Auckland Eucharistic Assembly at the Sacred Heart
College in . New Zealand
“While in history, reforms have been championed by popes, bishops, founders of religious orders and their spiritual sons and daughters, the real reform of the Church happens when lay people assimilate it and live it,” he said.
“The Church is not made of marble, wood, bricks and glass, but of men, women, boys and girls, who build their lives firmly on Christ the cornerstone and Peter the rock on whom Jesus constructed the Church.”
Father Landry spoke of the laity being light to the world, especially in a world darkened so deeply by grief, despair, sin, physical pain, and emotional wounds. Like Christ, the Christian should warm people from the cold and dispel darkness.
“He has come and mercifully taught us in such a way that we may walk as children of the light and be true children of the light. So the Christian life is supposed to be luminescent, like the lights on a landing strip at an airport on a foggy night that help planes land,” he said.
“Similarly, light gives off warmth, and Christ has come into the world to warm us by his love, to burn away whatever in us is frigid or tepid, so that we in turn may warm others by the fire of divine love.”
The image of light is meaningful because it “speaks not only of the deep involvement and the full participation of the lay faithful in the affairs of the earth, the world and the human community, but also and above all, it tells of the radical newness and unique character of an involvement and participation which has as its purpose the spreading of the Gospel that brings salvation,” he said, quoting St. John Paul II.

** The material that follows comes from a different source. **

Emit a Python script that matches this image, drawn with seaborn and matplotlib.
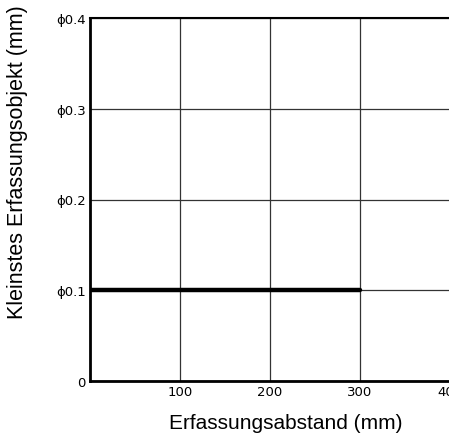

Cardinal Francis Arinze, former head of the Congregation for Divine Worship and the Discipline of the Sacraments, in his book "The Layperson's Distinctive Role" writes: The essential feature of the layperson’s role is the vocation to bring the spirit of Christ into the arenas of secular life from within, i.e. into the family, work and profession, trade and commerce, politics and government, mass media, science and culture and national and international relations.